That would seem to sum it up pretty good. One other thing on the Bear lake cutts. They are what is called a lacrustine form, (which means lake adapted) and as such are usually evolved to be more piscivorous than the nearby and closely related Bear River fish or other Bonneville (or even Snake river) cutts. Same with the presumably extinct Utah Lake fish and the assumed Pyramid lake fish on Pilot peak. It is hoped by some specialists that the Pilot peak/Pyramid lake fish when re-introduced into Pyramid lake will re-attain the world record sizes attained by the original inhabitants. The Lahontan cutts presently stocked in Walker and Pyramid lakes have been from other sources and while fine fish, haven't come close to the record size of the originals. 
If you would like to read more about these topics, check out "Trout and Salmon of North America" by Robert Behnke


----------



## campfire (Sep 9, 2007)

I am speculating a lot here but I think the reason for stocking BL cuttroats in Strawberry has nothing to do with reestablishing or expanding populations of cutthroats and everything to do with managing Strawberry itself. They are stocked there because of their size and aggressive predatory nature simply to eat chubs. On the other hand, I think the DWR has switched from stocking BL cutthroats in Current Creek to stocking Colorado River Cutthroats for the reasons mm73 mentioned.


----------



## The Naturalist (Oct 13, 2007)

PBH said:


> mm73 said:
> 
> 
> > I had always thought that the Bear Lake Cutt was related to the Snake River Cutt but was a distinct sub-species due to geologic isolation in Bear Lake.
> ...


Nice article PBH - That is the first time I have seen a time line suggesting the Lava flows blocked the Bear River that long ago. Most show the first diversion at about 140,000 years ago with the Bear occasionally breaking through the diversion and flowing back to the snake, and the latest diversion between 35,000 - 50,000 years ago.


----------



## Pez Gallo (Dec 27, 2007)

About 5 years ago, the biologists and biology students at BYU were doing dna studies on cutts and they found that the two species didnt evolve one from another and that in fact that they were more closely related to other cutts. Someone mentioned snake river cutts. I can't remember the specific species and I wish I could write more intelligently about it.

Previously, cutt lineage was based on geology (behnke) or by markings, neither of which prove anything conclusively. DNA should be able to provide some clear cutt (pun intended) answers.


----------



## mm73 (Feb 5, 2010)

Pez Gallo said:


> About 5 years ago, the biologists and biology students at BYU were doing dna studies on cutts and they found that the two species didnt evolve one from another and that in fact that they were more closely related to other cutts. Someone mentioned snake river cutts. I can't remember the specific species and I wish I could write more intelligently about it.
> 
> Previously, cutt lineage was based on geology (behnke) or by markings, neither of which prove anything conclusively. DNA should be able to provide some clear cutt (pun intended) answers.
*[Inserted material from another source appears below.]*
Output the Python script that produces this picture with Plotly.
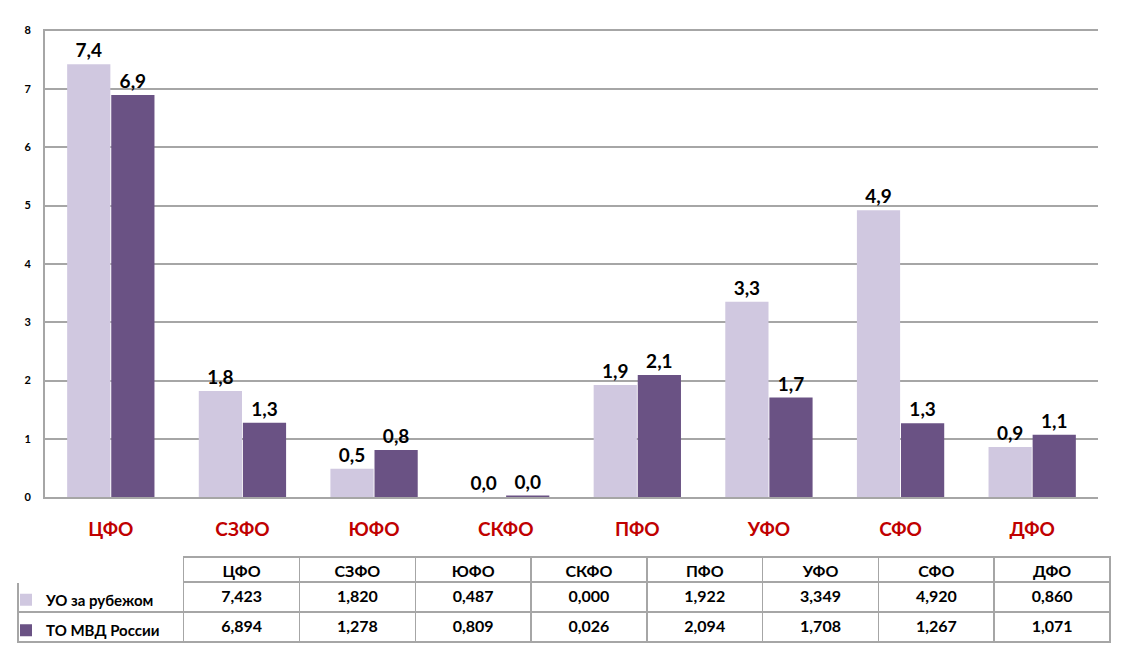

I believe the BYU study you are referring is cited in the paper that PBH posted a link to above.


----------



## SKUNK__BUSTER (Dec 2, 2009)

Anybody know what kind of cutts are in Mt. dell and Little dell. I know that you cant fish Mt dell but I know it has been fished before and the fish caught were very dark but they were cutts. The cutts in Little dell are few and far between but they are sure purdy. 

I thought maybe they were kept in Mt dell for use as a reserve of a pure strain Boneville cutthroats. I am not stating that, just wondering if that is the case or if any of you cutthroat experts know the facts.

Thanks for the interesting posts.


----------



## mm73 (Feb 5, 2010)

You answered your own question. They are Bonneville Cutts. The DWR discovered pure strain Bonnevilles in the head waters of Mtn Dell Creek about 15 years ago and now they use the whole drainage for brood stock. Here is an article about it from a few years ago: http://www.ksl.com/?nid=148&sid=323327

I am not sure about the dark color of the cutts in Mtn Dell Res you are referring to. Did you see them in the lake or the tributaries? What time of year? If you saw then in the tributaries in late spring or early summer then they were probably spawners and that would explain the darker coloration.


----------



## SKUNK__BUSTER (Dec 2, 2009)

Thanks. Glad I am not a total idiot.  

After reading that article I have realized that upper Bells Canyon Res. has the result of their efforts. If it were only a shorter, easier hike. You can do it in 6 hours but 9 or 10 is more comfortable. I love it up there.


----------



## utahtu (Apr 2, 2008)

According to Dr. Robert Behnke in his book "Trout and Salmon of North America" (pages 181-188) there are "three differentiated geographical groupings of Bonneville cutthroat trout (four, if you separate the Bear Lake cutthroat trout)." The three are the main Bonneville basin, the Snake Valley and the Bear River drainage. He further states that "cutthroat trout native to the Bear River drainage have more scales along the sides (165-180 vs 150-165) and more pyloric caeca (40-45 vs 3-=40, but 50 or more in Bear Lake cutthroat) compared with other populations of Bonneville cutthroat trout."


----------



## Catherder (Aug 2, 2008)

The authors of the paper I posted earlier in this thread separate out the Bear lake cutt from the Bear river fish but differ from Dr. Behnke in that they also recognize a Southern (or Sevier drainage) Bonneville grouping for a total of 5. (see map in that paper I posted, pg. 16 and 21-22) 

It would be interesting to see what the haplotype differences are between the "Southern" Bonnevilles and the other recognized population groups.


----------



## mm73 (Feb 5, 2010)

Catherder said:


> The authors of the paper I posted earlier in this thread separate out the Bear lake cutt from the Bear river fish but differ from Dr. Behnke in that they also recognize a Southern (or Sevier drainage) Bonneville grouping for a total of 5. (see map in that paper I posted, pg. 16 and 21-22)
> 
> It would be interesting to see what the haplotype differences are between the "Southern" Bonnevilles and the other recognized population groups.


All of those separations make perfect sense when you consider how the species would have been isolated into various drainages when Lake Bonneville disappeared, and the GSL became too salty to support fish. Bear Lake has also gone through a contraction since that time, so that the Bear River no longer flows into the lake directly except by a man made canal. This would have isolated the Bear Lake population from the Bear River population, which was also isolated from the Weber population, which was isolated from the Snake Valley population, the Utah Lake population, the Sevier population, etc, etc.


----------